Another very stable and superlight boat is the Pakboat folding kayak model xt-15. Pakboat is replacing it with their new Quest models so you might find a discount on it and the slightly larger XT-16. The XT-15 is only 39 lbs. The inflatable sponson design makes it very stable but the aluminum frame, PVC/poly skin and shape make it perform very much like similar sized hardshells and it is actually more stable in rough water than a rigid boat.

From your list
The only mfg. I carry and have direct experience (recently. I’ll let others weight in on CD, Eddyline, etc. as my seat time is dusty with those brands) is P&H, Valley & North Shore.
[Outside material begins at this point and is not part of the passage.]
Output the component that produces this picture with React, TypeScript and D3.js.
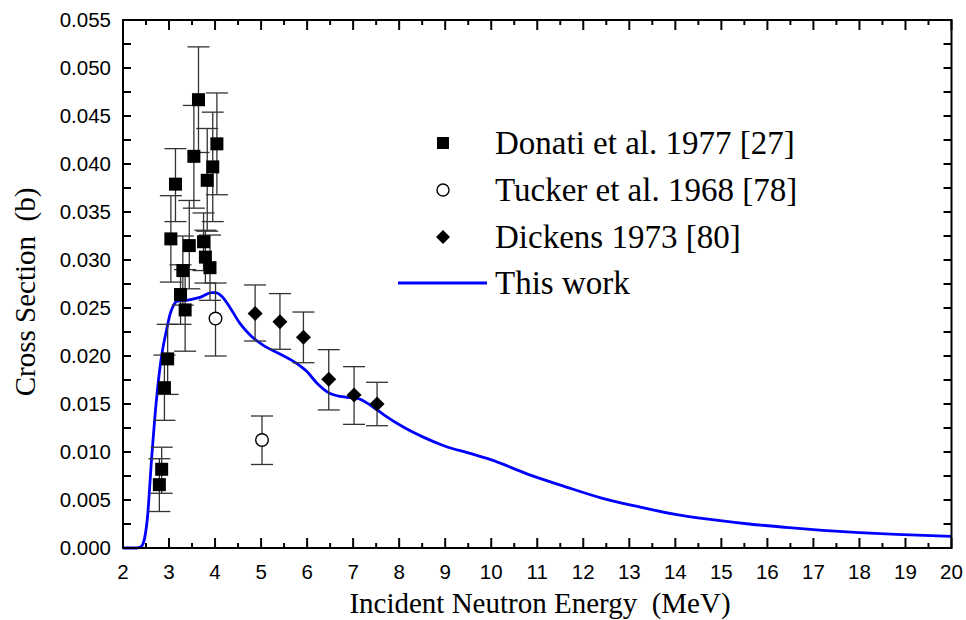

In their current offerings;

P&H Cetus, or Ceti - never sure of the plural

P&H Scorpio - the shorty poly Ceti

P&H Delphin/Aries - While a touring surf boat the civil primary stability is very reassuring, even if you’re not in breaking surf.

Valley Etain 177 for you

North Shore Atlantic for your wife

North Shore Ocean 17 for your wife and the Ocean 176 for you

North Shore Atlantic & LV Poly

Paddle this list then have lunch.

Others will have more suggestions I’m sure.

See you on the water,


The River Connection, Inc.

Hyde Park, NY

Here’s one for ya.
The Next Adventure Paddle store in Portland Oregon has two brand new Maelstrom Vaags on clearance for $2600. It might be well worth a drive down to Portland to have a look and see if the fit is right. Check out their paddles and other gear while you’re there. I’ve made some purchases there that are unbelievable.

OP’s wife
5’6" 210 lbs

There couldn’t be a worse cockpit for her than 16 x 30. There is no way she can get in or out of it, so the question of fit once she’s in is moot. Her body shape also hints at a level of fitness that’s not going to allow entry and exit acrobatics.

Longer doesn’t always = easy entry.
The OP’s wife may not fit in the 400X, but also may not fit in a kayak with a 34" long cockpit, unless there is enough depth to go with the length.

I have to hold and balance any boat my wife gets in or out of because of her stiffness. Even her SOT.